How can I write this without sounding smug? Maybe it isn’t possible.
In many sports, there is much effort to attempt to violate rules without being caught. Can an offensive lineman find a way to grab some jersey of a defensive player without getting caught, NBA guys try to influence refs whenever possible, baseball has had corked bats, steroids and pitchers with foreign substances.
In golf? We have guys trying for their first PGA Tour event who call penalties upon themselves.
Ron Green Jr., of the Charlotte Observer blogs about Webb Simpson calling a penalty upon himself late in Sunday\’s round. The penalty for having a ball move after address was a costly one. Simpson, who finished second earlier this season at the Transitions Championships, ended up in a playoff with Bubba Watson and then lost in that playoff.
Here is Ron’s take. I say he got it right.
“Simpson, who moved with his wife, Dowd, to Charlotte last August, was leading the New Orleans tournament by one stroke over his friend Bubba Watson Sunday when his ball moved as he addressed a six-inch par putt on the 15th hole. The rule may not be fair — Simpson didn’t cause the ball to move, the wind apparently did — but golf’s rules are sacrosanct so he paid the one-stroke penalty and ultimately lost to Watson on the second hole of a sudden-death playoff.
It was one of those moments the player gets it right no matter how painful the cost. Simpson was trying to win his first PGA Tour event but he saw the violation immediately and called for a rules official. He had a stroke added on the 15th hole, turning a par into a bogey, and it was the difference in holding his first trophy and the accompanying Masters invitation and a second-place finish to a friend.
That’s the thing about golf. It’s about calling your own violations.

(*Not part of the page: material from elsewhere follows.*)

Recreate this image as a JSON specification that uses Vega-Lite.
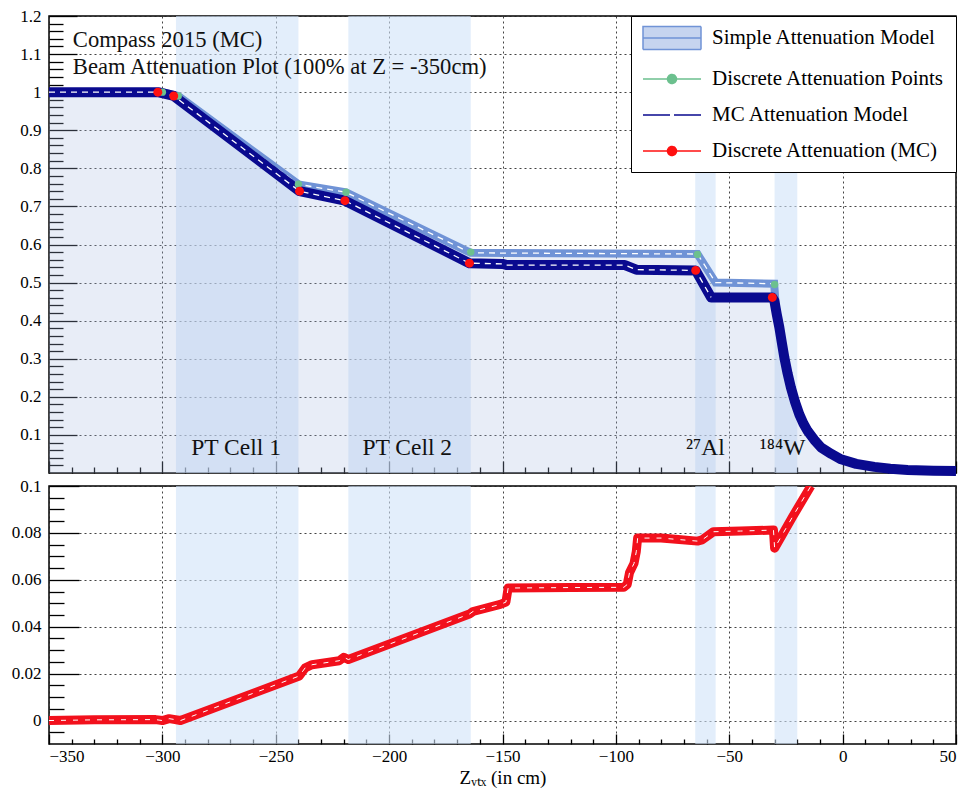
{
  "$schema": "https://vega.github.io/schema/vega-lite/v6.json",
  "padding": {"left": 0, "top": 6, "right": 0, "bottom": 0},
  "spacing": 13,
  "bounds": "flush",
  "config": {
    "font": "Liberation Serif",
    "view": {"stroke": "black", "strokeWidth": 1.5},
    "axis": {"domain": false, "tickColor": "black", "tickWidth": 1.3, "labelColor": "black", "labelFontSize": 17, "labelFont": "Liberation Serif", "titleFont": "Liberation Serif", "gridColor": "#222222", "gridDash": [2, 3], "gridWidth": 1, "gridOpacity": 0.85, "title": null}
  },
  "datasets": {
    "bands": [
      {"x1": -294, "x2": -240},
      {"x1": -218, "x2": -164},
      {"x1": -65, "x2": -56},
      {"x1": -30, "x2": -20}
    ],
    "simple": [
      {"x": -350, "y": 1.0},
      {"x": -300, "y": 1.0},
      {"x": -293, "y": 0.99},
      {"x": -240, "y": 0.758},
      {"x": -219, "y": 0.737},
      {"x": -164, "y": 0.578},
      {"x": -64, "y": 0.575},
      {"x": -56, "y": 0.5},
      {"x": -30.2, "y": 0.497},
      {"x": -29.5, "y": 0.44},
      {"x": -29, "y": 0.415},
      {"x": -27.9, "y": 0.382},
      {"x": -26.8, "y": 0.342},
      {"x": -25.7, "y": 0.303},
      {"x": -24.3, "y": 0.262},
      {"x": -22.8, "y": 0.224},
      {"x": -21, "y": 0.187},
      {"x": -19.1, "y": 0.154},
      {"x": -17.3, "y": 0.13},
      {"x": -15.4, "y": 0.11},
      {"x": -12.5, "y": 0.087},
      {"x": -9.5, "y": 0.067},
      {"x": -5, "y": 0.05},
      {"x": -0.7, "y": 0.036},
      {"x": 6, "y": 0.024},
      {"x": 14, "y": 0.016},
      {"x": 21, "y": 0.011},
      {"x": 28.7, "y": 0.008},
      {"x": 40, "y": 0.006},
      {"x": 50, "y": 0.005}
    ],
    "mc": [
      {"x": -350, "y": 1.0},
      {"x": -302, "y": 1.0},
      {"x": -295, "y": 0.99},
      {"x": -239.5, "y": 0.74},
      {"x": -219.5, "y": 0.715},
      {"x": -164.6, "y": 0.551},
      {"x": -150, "y": 0.549},
      {"x": -148, "y": 0.546},
      {"x": -96, "y": 0.546},
      {"x": -91, "y": 0.534},
      {"x": -64.8, "y": 0.532},
      {"x": -58, "y": 0.461},
      {"x": -31, "y": 0.461},
      {"x": -30.1, "y": 0.452},
      {"x": -29, "y": 0.415},
      {"x": -27.9, "y": 0.382},
      {"x": -26.8, "y": 0.342},
      {"x": -25.7, "y": 0.303},
      {"x": -24.3, "y": 0.262},
      {"x": -22.8, "y": 0.224},
      {"x": -21, "y": 0.187},
      {"x": -19.1, "y": 0.154},
      {"x": -17.3, "y": 0.13},
      {"x": -15.4, "y": 0.11},
      {"x": -12.5, "y": 0.087},
      {"x": -9.5, "y": 0.067},
      {"x": -5, "y": 0.05},
      {"x": -0.7, "y": 0.036},
      {"x": 6, "y": 0.024},
      {"x": 14, "y": 0.016},
      {"x": 21, "y": 0.011},
      {"x": 28.7, "y": 0.008},
      {"x": 40, "y": 0.006},
      {"x": 50, "y": 0.005}
    ],
    "greenPts": [
      {"x": -300, "y": 1.0},
      {"x": -293, "y": 0.99},
      {"x": -240, "y": 0.758},
      {"x": -219, "y": 0.737},
      {"x": -164, "y": 0.58},
      {"x": -64, "y": 0.574},
      {"x": -30, "y": 0.495}
    ],
    "redPts": [
      {"x": -302, "y": 1.0},
      {"x": -295, "y": 0.99},
      {"x": -239.5, "y": 0.74},
      {"x": -219.5, "y": 0.715},
      {"x": -164.6, "y": 0.551},
      {"x": -64.8, "y": 0.532},
      {"x": -31, "y": 0.461}
    ],
    "labels": [
      {"x": -267.5, "y": 0.066, "text": "PT Cell 1"},
      {"x": -192, "y": 0.066, "text": "PT Cell 2"},
      {"x": -60.5, "y": 0.066, "text": "²⁷Al"},
      {"x": -26.5, "y": 0.066, "text": "¹⁸⁴W"}
    ],
    "titles": [
      {"x": -339.5, "y": 1.137, "text": "Compass 2015 (MC)"},
      {"x": -339.5, "y": 1.066, "text": "Beam Attenuation Plot (100% at Z = -350cm)"}
    ],
    "ratio": [
      {"x": -350, "y": 0.0},
      {"x": -330, "y": 0.0003},
      {"x": -303, "y": 0.0004},
      {"x": -300, "y": 0.0},
      {"x": -297, "y": 0.0008},
      {"x": -295, "y": 0.0005},
      {"x": -292, "y": 0.0},
      {"x": -239.6, "y": 0.019},
      {"x": -237, "y": 0.0225},
      {"x": -234, "y": 0.0238},
      {"x": -222, "y": 0.0255},
      {"x": -220, "y": 0.027},
      {"x": -218, "y": 0.026},
      {"x": -164.6, "y": 0.0454},
      {"x": -163, "y": 0.0465},
      {"x": -151, "y": 0.0495},
      {"x": -148.5, "y": 0.0505},
      {"x": -147.5, "y": 0.0565},
      {"x": -120, "y": 0.0567},
      {"x": -96.5, "y": 0.0568},
      {"x": -95, "y": 0.058},
      {"x": -94, "y": 0.063},
      {"x": -92, "y": 0.067},
      {"x": -91, "y": 0.072},
      {"x": -90.4, "y": 0.0778},
      {"x": -80, "y": 0.0778},
      {"x": -64, "y": 0.0765},
      {"x": -62, "y": 0.077},
      {"x": -57, "y": 0.0805},
      {"x": -45, "y": 0.0808},
      {"x": -30.5, "y": 0.0812},
      {"x": -30, "y": 0.0735},
      {"x": -22, "y": 0.087},
      {"x": -14, "y": 0.1}
    ]
  },
  "vconcat": [
    {
      "width": 907,
      "height": 457,
      "resolve": {"axis": {"x": "independent", "y": "independent"}},
      "layer": [
        {
          "data": {"name": "bands"},
          "mark": {"type": "rect", "color": "#d0e3f8", "opacity": 0.6},
          "encoding": {
            "x": {"field": "x1", "type": "quantitative", "scale": {"domain": [-350, 50], "nice": false, "zero": false}, "axis": null},
            "x2": {"field": "x2"}
          }
        },
        {
          "data": {"name": "simple"},
          "mark": {"type": "area", "color": "#a5b8e2", "opacity": 0.26},
          "encoding": {
            "x": {"field": "x", "type": "quantitative", "scale": {"domain": [-350, 50], "nice": false, "zero": false},
              "axis": {"orient": "bottom", "values": [-350, -300, -250, -200, -150, -100, -50, 0, 50], "tickSize": -12, "labels": false, "grid": true}},
            "y": {"field": "y", "type": "quantitative", "scale": {"domain": [0, 1.2], "nice": false},
              "axis": {"orient": "left", "values": [0.1, 0.2, 0.3, 0.4, 0.5, 0.6, 0.7, 0.8, 0.9, 1, 1.1, 1.2], "format": "~g", "tickSize": -28, "labelPadding": 36, "labelFont": "Liberation Serif", "labelFontSize": 17, "grid": true, "minExtent": 48, "maxExtent": 48}}
          }
        },
        {
          "data": {"name": "simple"},
          "mark": {"type": "line", "strokeWidth": 8},
          "encoding": {
            "x": {"field": "x", "type": "quantitative",
              "axis": {"orient": "bottom", "values": [-340, -330, -320, -310, -290, -280, -270, -260, -240, -230, -220, -210, -190, -180, -170, -160, -140, -130, -120, -110, -90, -80, -70, -60, -40, -30, -20, -10, 10, 20, 30, 40], "tickSize": -6, "labels": false, "grid": false}},
            "y": {"field": "y", "type": "quantitative",
              "axis": {"orient": "left", "values": [0.02, 0.04, 0.06, 0.08, 0.12, 0.14, 0.16, 0.18, 0.22, 0.24, 0.26, 0.28, 0.32, 0.34, 0.36, 0.38, 0.42, 0.44, 0.46, 0.48, 0.52, 0.54, 0.56, 0.58, 0.62, 0.64, 0.66, 0.68, 0.72, 0.74, 0.76, 0.78, 0.82, 0.84, 0.86, 0.88, 0.92, 0.94, 0.96, 0.98, 1.02, 1.04, 1.06, 1.08, 1.12, 1.14, 1.16, 1.18], "tickSize": -14, "labels": false, "grid": false, "minExtent": 48, "maxExtent": 48}},
            "color": {
              "datum": "Simple Attenuation Model",
              "type": "nominal",
              "scale": {
                "domain": ["Simple Attenuation Model", "Discrete Attenuation Points", "MC Attenuation Model", "Discrete Attenuation (MC)"],
                "range": ["#7093d6", "#6cc08e", "#0a0a8f", "#ff1010"]
              },
              "legend": {
                "title": null,
                "orient": "top-right",
                "offset": 0,
                "padding": 11,
                "strokeColor": "black",
                "fillColor": "white",
                "labelFont": "Liberation Serif",
                "labelFontSize": 21,
                "labelColor": "black",
                "labelLimit": 400,
                "symbolSize": 400,
                "symbolOffset": 19,
                "labelOffset": 29,
                "rowPadding": 15,
                "encode": {
                  "symbols": {
                    "enter": {
                      "fill": {"signal": "datum.value === 'Simple Attenuation Model' ? '#cdd9f1' : datum.value === 'Discrete Attenuation Points' ? '#6cc08e' : datum.value === 'MC Attenuation Model' ? 'transparent' : '#ff1010'"}
                    },
                    "update": {
                      "shape": {"signal": "datum.value === 'Simple Attenuation Model' ? 'M-2.9,-1.15H2.9V1.15H-2.9ZM-2.9,0H2.9' : datum.value === 'MC Attenuation Model' ? 'M-2.9,0H2.9' : 'M-2.9,0H2.9M-0.45,0A0.45,0.45 0 1,1 0.45,0A0.45,0.45 0 1,1 -0.45,0Z'"},
                      "fill": {"signal": "datum.value === 'Simple Attenuation Model' ? '#cdd9f1' : datum.value === 'Discrete Attenuation Points' ? '#6cc08e' : datum.value === 'MC Attenuation Model' ? 'transparent' : '#ff1010'"},
                      "stroke": {"signal": "datum.value === 'Simple Attenuation Model' ? '#8aa5e0' : datum.value === 'Discrete Attenuation Points' ? '#6cc08e' : datum.value === 'MC Attenuation Model' ? '#2323cc' : '#ff5a4a'"},
                      "strokeWidth": {"value": 1.5},
                      "strokeDash": {"signal": "datum.value === 'MC Attenuation Model' ? [27, 4] : [1, 0]"},
                      "opacity": {"value": 1},
                      "fillOpacity": {"signal": "datum.value === 'Simple Attenuation Model' ? 0.4 : 1"}
                    }
                  }
                }
              }
            }
          }
        },
        {
          "data": {"name": "simple"},
          "mark": {"type": "line", "strokeWidth": 1.3, "color": "white", "strokeDash": [6, 5]},
          "transform": [{"filter": "datum.x < -30"}],
          "encoding": {
            "x": {"field": "x", "type": "quantitative", "axis": null},
            "y": {"field": "y", "type": "quantitative", "axis": null}
          }
        },
        {
          "data": {"name": "mc"},
          "mark": {"type": "line", "strokeWidth": 10, "strokeJoin": "round"},
          "encoding": {
            "x": {"field": "x", "type": "quantitative", "axis": null},
            "y": {"field": "y", "type": "quantitative", "axis": null},
            "color": {"datum": "MC Attenuation Model", "type": "nominal"}
          }
        },
        {
          "data": {"name": "mc"},
          "mark": {"type": "line", "strokeWidth": 1.3, "color": "white", "strokeDash": [6, 5]},
          "transform": [{"filter": "datum.x < -31"}],
          "encoding": {
            "x": {"field": "x", "type": "quantitative", "axis": null},
            "y": {"field": "y", "type": "quantitative", "axis": null}
          }
        },
        {
          "data": {"name": "greenPts"},
          "mark": {"type": "point", "filled": true, "size": 55, "opacity": 1},
          "encoding": {
            "x": {"field": "x", "type": "quantitative", "axis": null},
            "y": {"field": "y", "type": "quantitative", "axis": null},
            "color": {"datum": "Discrete Attenuation Points", "type": "nominal"}
          }
        },
        {
          "data": {"name": "redPts"},
          "mark": {"type": "point", "filled": true, "size": 80, "opacity": 1},
          "encoding": {
            "x": {"field": "x", "type": "quantitative", "axis": null},
            "y": {"field": "y", "type": "quantitative", "axis": null},
            "color": {"datum": "Discrete Attenuation (MC)", "type": "nominal"}
          }
        },
        {
          "data": {"name": "labels"},
          "mark": {"type": "text", "fontSize": 23.5, "color": "#111111", "align": "center", "baseline": "middle"},
          "encoding": {
            "x": {"field": "x", "type": "quantitative", "axis": null},
            "y": {"field": "y", "type": "quantitative", "axis": null},
            "text": {"field": "text"}
          }
        },
        {
          "data": {"name": "titles"},
          "mark": {"type": "text", "fontSize": 22.6, "color": "#111111", "align": "left", "baseline": "middle"},
          "encoding": {
            "x": {"field": "x", "type": "quantitative", "axis": null},
            "y": {"field": "y", "type": "quantitative", "axis": null},
            "text": {"field": "text"}
          }
        }
      ]
    },
    {
      "width": 907,
      "height": 258,
      "resolve": {"axis": {"x": "independent", "y": "independent"}},
      "layer": [
        {
          "data": {"name": "bands"},
          "mark": {"type": "rect", "color": "#d0e3f8", "opacity": 0.6},
          "encoding": {
            "x": {"field": "x1", "type": "quantitative", "scale": {"domain": [-350, 50], "nice": false, "zero": false}, "axis": null},
            "x2": {"field": "x2"}
          }
        },
        {
          "data": {"name": "ratio"},
          "mark": {"type": "line", "strokeWidth": 9, "color": "#f2101c", "clip": true, "strokeJoin": "round"},
          "encoding": {
            "x": {"field": "x", "type": "quantitative", "scale": {"domain": [-350, 50], "nice": false, "zero": false},
              "axis": {"orient": "bottom", "values": [-350, -300, -250, -200, -150, -100, -50, 0, 50], "tickSize": -10, "labelPadding": 14, "grid": true, "labelFont": "Liberation Serif", "labelFontSize": 17, "title": "Zᵥₜₓ (in cm)", "titleFont": "Liberation Serif", "titleFontSize": 19, "titleFontWeight": "normal", "titleColor": "black", "titlePadding": 4}},
            "y": {"field": "y", "type": "quantitative", "scale": {"domain": [-0.01, 0.1], "nice": false, "zero": false},
              "axis": {"orient": "left", "values": [0, 0.02, 0.04, 0.06, 0.08, 0.1], "format": "~g", "tickSize": -30, "labelPadding": 38, "labelFont": "Liberation Serif", "labelFontSize": 17, "grid": true, "minExtent": 48, "maxExtent": 48}}
          }
        },
        {
          "data": {"name": "ratio"},
          "mark": {"type": "line", "strokeWidth": 1, "color": "white", "strokeDash": [5, 7], "clip": true},
          "encoding": {
            "x": {"field": "x", "type": "quantitative",
              "axis": {"orient": "bottom", "values": [-340, -330, -320, -310, -290, -280, -270, -260, -240, -230, -220, -210, -190, -180, -170, -160, -140, -130, -120, -110, -90, -80, -70, -60, -40, -30, -20, -10, 10, 20, 30, 40], "tickSize": -5, "labels": false, "grid": false, "title": null}},
            "y": {"field": "y", "type": "quantitative",
              "axis": {"orient": "left", "values": [-0.005, 0.005, 0.01, 0.015, 0.025, 0.03, 0.035, 0.045, 0.05, 0.055, 0.065, 0.07, 0.075, 0.085, 0.09, 0.095], "tickSize": -15, "labels": false, "grid": false, "minExtent": 48, "maxExtent": 48}}
          }
        }
      ]
    }
  ]
}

It’s not like basketball or football where players and teams are always trying to influence officials to make a call — or not make a call — without getting it right. Golfers, the overwhelming majority of them anyway, want to get it right. The game gets easier with a clear conscience.
Simpson has been close a few times now and hasn’t yet won his first tournament but he won a legion of admirers Sunday for how he handled a difficult situation. Hopefully, he knows how much of a winner he was on Sunday in New Orleans.”
I probably need to add a disclaimer here that I once played a round of golf with Webb Simpson. I was working in Raleigh, N.C., (where he grew up) and he was probably 13 or 14. It was clear he was going to be a good player. He could really play at that age. Seemed like a nice kid. But I would feel the same way about this regardless of who the player involved was.
Stories like this make me feel proud to be a golfer. It also reminds me of when I played in junior golf tournaments around the state. There were many times when I would stay at my aunt’s home in the Twin Cities and she would take me to tournaments. She was a teacher and always raved at how well behaved junior golfers were.
I think that people who truly appreciate the game know that there is a right way and a wrong way to act on the golf course. There are certainly some jerks on the golf course, but I do think that you find way more good than bad.